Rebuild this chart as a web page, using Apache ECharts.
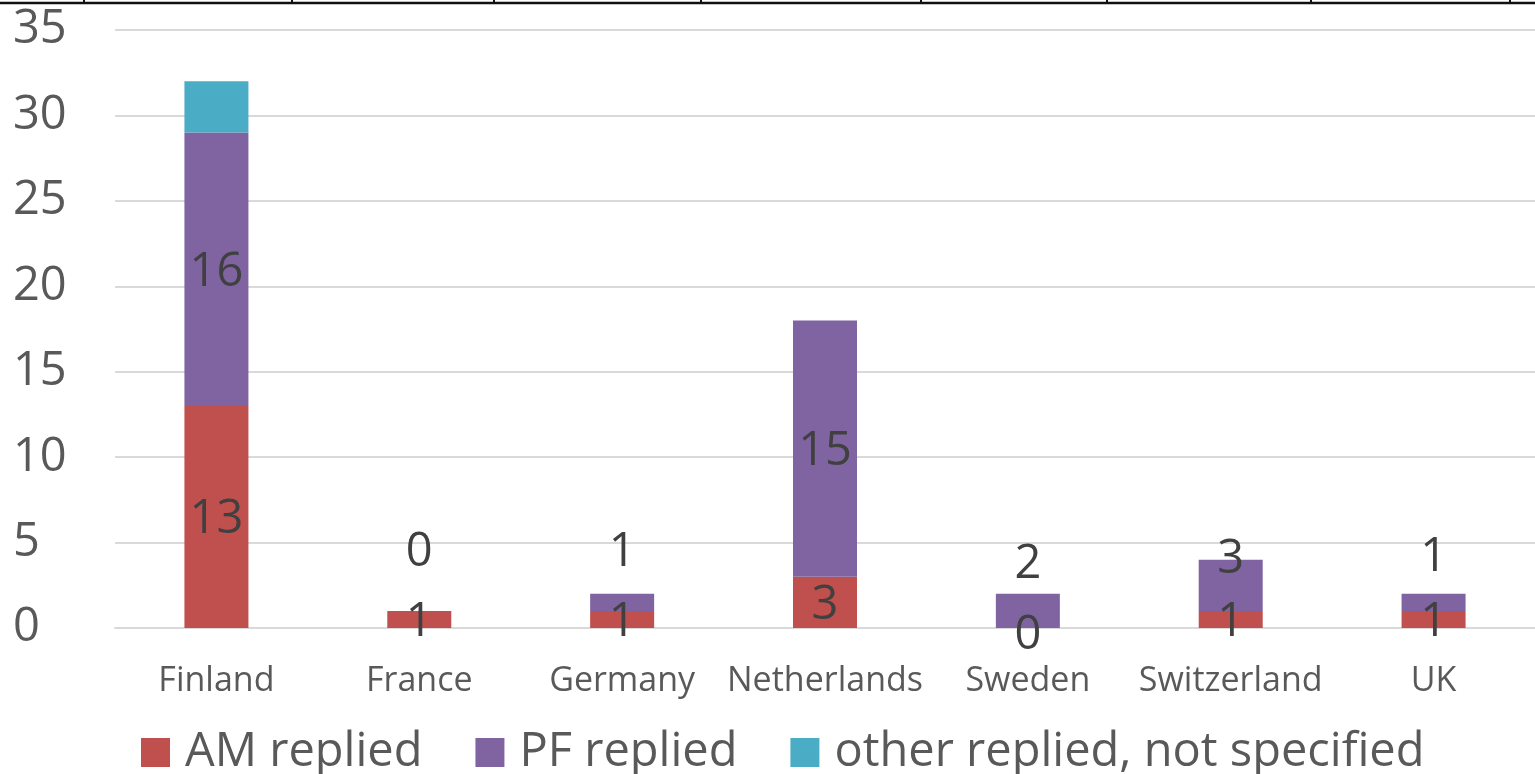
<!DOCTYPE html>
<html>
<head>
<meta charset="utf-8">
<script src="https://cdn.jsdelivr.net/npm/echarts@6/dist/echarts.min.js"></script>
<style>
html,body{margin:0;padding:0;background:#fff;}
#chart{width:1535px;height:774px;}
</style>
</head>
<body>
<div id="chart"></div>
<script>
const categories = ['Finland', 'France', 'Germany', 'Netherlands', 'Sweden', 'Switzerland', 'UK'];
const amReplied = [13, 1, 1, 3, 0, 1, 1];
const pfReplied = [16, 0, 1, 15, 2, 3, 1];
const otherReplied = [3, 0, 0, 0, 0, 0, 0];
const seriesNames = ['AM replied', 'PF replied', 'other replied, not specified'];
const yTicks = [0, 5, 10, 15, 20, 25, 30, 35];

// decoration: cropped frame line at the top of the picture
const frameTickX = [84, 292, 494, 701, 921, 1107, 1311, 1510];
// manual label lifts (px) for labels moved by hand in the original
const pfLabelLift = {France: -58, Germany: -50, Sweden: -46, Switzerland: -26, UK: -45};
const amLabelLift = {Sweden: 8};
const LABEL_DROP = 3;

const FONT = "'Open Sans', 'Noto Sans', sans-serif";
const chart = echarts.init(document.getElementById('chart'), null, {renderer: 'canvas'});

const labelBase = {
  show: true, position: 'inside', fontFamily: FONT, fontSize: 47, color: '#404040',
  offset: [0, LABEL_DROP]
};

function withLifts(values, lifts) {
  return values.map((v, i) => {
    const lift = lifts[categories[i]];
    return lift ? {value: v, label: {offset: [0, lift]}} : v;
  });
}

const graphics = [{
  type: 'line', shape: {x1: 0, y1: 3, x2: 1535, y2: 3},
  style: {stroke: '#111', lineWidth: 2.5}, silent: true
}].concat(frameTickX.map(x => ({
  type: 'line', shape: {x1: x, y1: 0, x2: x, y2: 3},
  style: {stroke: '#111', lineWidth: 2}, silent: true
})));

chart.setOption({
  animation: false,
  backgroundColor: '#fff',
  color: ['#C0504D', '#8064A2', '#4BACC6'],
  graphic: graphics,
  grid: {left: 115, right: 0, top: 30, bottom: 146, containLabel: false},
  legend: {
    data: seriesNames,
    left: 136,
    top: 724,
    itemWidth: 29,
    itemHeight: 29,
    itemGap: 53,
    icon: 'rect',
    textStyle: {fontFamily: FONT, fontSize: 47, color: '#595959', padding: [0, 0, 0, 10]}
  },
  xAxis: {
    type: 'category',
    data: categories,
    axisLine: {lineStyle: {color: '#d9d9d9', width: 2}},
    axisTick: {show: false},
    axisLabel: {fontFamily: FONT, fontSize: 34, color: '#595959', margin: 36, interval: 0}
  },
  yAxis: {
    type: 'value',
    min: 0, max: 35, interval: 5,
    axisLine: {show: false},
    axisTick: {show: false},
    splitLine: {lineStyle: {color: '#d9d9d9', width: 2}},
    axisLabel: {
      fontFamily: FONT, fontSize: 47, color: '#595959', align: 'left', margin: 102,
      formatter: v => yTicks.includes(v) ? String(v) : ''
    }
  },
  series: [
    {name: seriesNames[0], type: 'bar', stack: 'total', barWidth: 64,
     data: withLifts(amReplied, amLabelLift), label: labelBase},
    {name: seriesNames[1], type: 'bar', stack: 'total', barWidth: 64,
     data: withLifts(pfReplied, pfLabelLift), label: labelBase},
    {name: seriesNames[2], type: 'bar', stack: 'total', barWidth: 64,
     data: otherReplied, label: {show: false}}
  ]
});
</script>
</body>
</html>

### WHAT IS ASKED
Repeat all of the data above word for word, minus the pictures.

### TASK RESULT
Rebuild this chart as a web page, using Apache ECharts.
<!DOCTYPE html>
<html>
<head>
<meta charset="utf-8">
<script src="https://cdn.jsdelivr.net/npm/echarts@6/dist/echarts.min.js"></script>
<style>
html,body{margin:0;padding:0;background:#fff;}
#chart{width:1535px;height:774px;}
</style>
</head>
<body>
<div id="chart"></div>
<script>
const categories = ['Finland', 'France', 'Germany', 'Netherlands', 'Sweden', 'Switzerland', 'UK'];
const amReplied = [13, 1, 1, 3, 0, 1, 1];
const pfReplied = [16, 0, 1, 15, 2, 3, 1];
const otherReplied = [3, 0, 0, 0, 0, 0, 0];
const seriesNames = ['AM replied', 'PF replied', 'other replied, not specified'];
const yTicks = [0, 5, 10, 15, 20, 25, 30, 35];

// decoration: cropped frame line at the top of the picture
const frameTickX = [84, 292, 494, 701, 921, 1107, 1311, 1510];
// manual label lifts (px) for labels moved by hand in the original
const pfLabelLift = {France: -58, Germany: -50, Sweden: -46, Switzerland: -26, UK: -45};
const amLabelLift = {Sweden: 8};
const LABEL_DROP = 3;

const FONT = "'Open Sans', 'Noto Sans', sans-serif";
const chart = echarts.init(document.getElementById('chart'), null, {renderer: 'canvas'});

const labelBase = {
  show: true, position: 'inside', fontFamily: FONT, fontSize: 47, color: '#404040',
  offset: [0, LABEL_DROP]
};

function withLifts(values, lifts) {
  return values.map((v, i) => {
    const lift = lifts[categories[i]];
    return lift ? {value: v, label: {offset: [0, lift]}} : v;
  });
}

const graphics = [{
  type: 'line', shape: {x1: 0, y1: 3, x2: 1535, y2: 3},
  style: {stroke: '#111', lineWidth: 2.5}, silent: true
}].concat(frameTickX.map(x => ({
  type: 'line', shape: {x1: x, y1: 0, x2: x, y2: 3},
  style: {stroke: '#111', lineWidth: 2}, silent: true
})));

chart.setOption({
  animation: false,
  backgroundColor: '#fff',
  color: ['#C0504D', '#8064A2', '#4BACC6'],
  graphic: graphics,
  grid: {left: 115, right: 0, top: 30, bottom: 146, containLabel: false},
  legend: {
    data: seriesNames,
    left: 136,
    top: 724,
    itemWidth: 29,
    itemHeight: 29,
    itemGap: 53,
    icon: 'rect',
    textStyle: {fontFamily: FONT, fontSize: 47, color: '#595959', padding: [0, 0, 0, 10]}
  },
  xAxis: {
    type: 'category',
    data: categories,
    axisLine: {lineStyle: {color: '#d9d9d9', width: 2}},
    axisTick: {show: false},
    axisLabel: {fontFamily: FONT, fontSize: 34, color: '#595959', margin: 36, interval: 0}
  },
  yAxis: {
    type: 'value',
    min: 0, max: 35, interval: 5,
    axisLine: {show: false},
    axisTick: {show: false},
    splitLine: {lineStyle: {color: '#d9d9d9', width: 2}},
    axisLabel: {
      fontFamily: FONT, fontSize: 47, color: '#595959', align: 'left', margin: 102,
      formatter: v => yTicks.includes(v) ? String(v) : ''
    }
  },
  series: [
    {name: seriesNames[0], type: 'bar', stack: 'total', barWidth: 64,
     data: withLifts(amReplied, amLabelLift), label: labelBase},
    {name: seriesNames[1], type: 'bar', stack: 'total', barWidth: 64,
     data: withLifts(pfReplied, pfLabelLift), label: labelBase},
    {name: seriesNames[2], type: 'bar', stack: 'total', barWidth: 64,
     data: otherReplied, label: {show: false}}
  ]
});
</script>
</body>
</html>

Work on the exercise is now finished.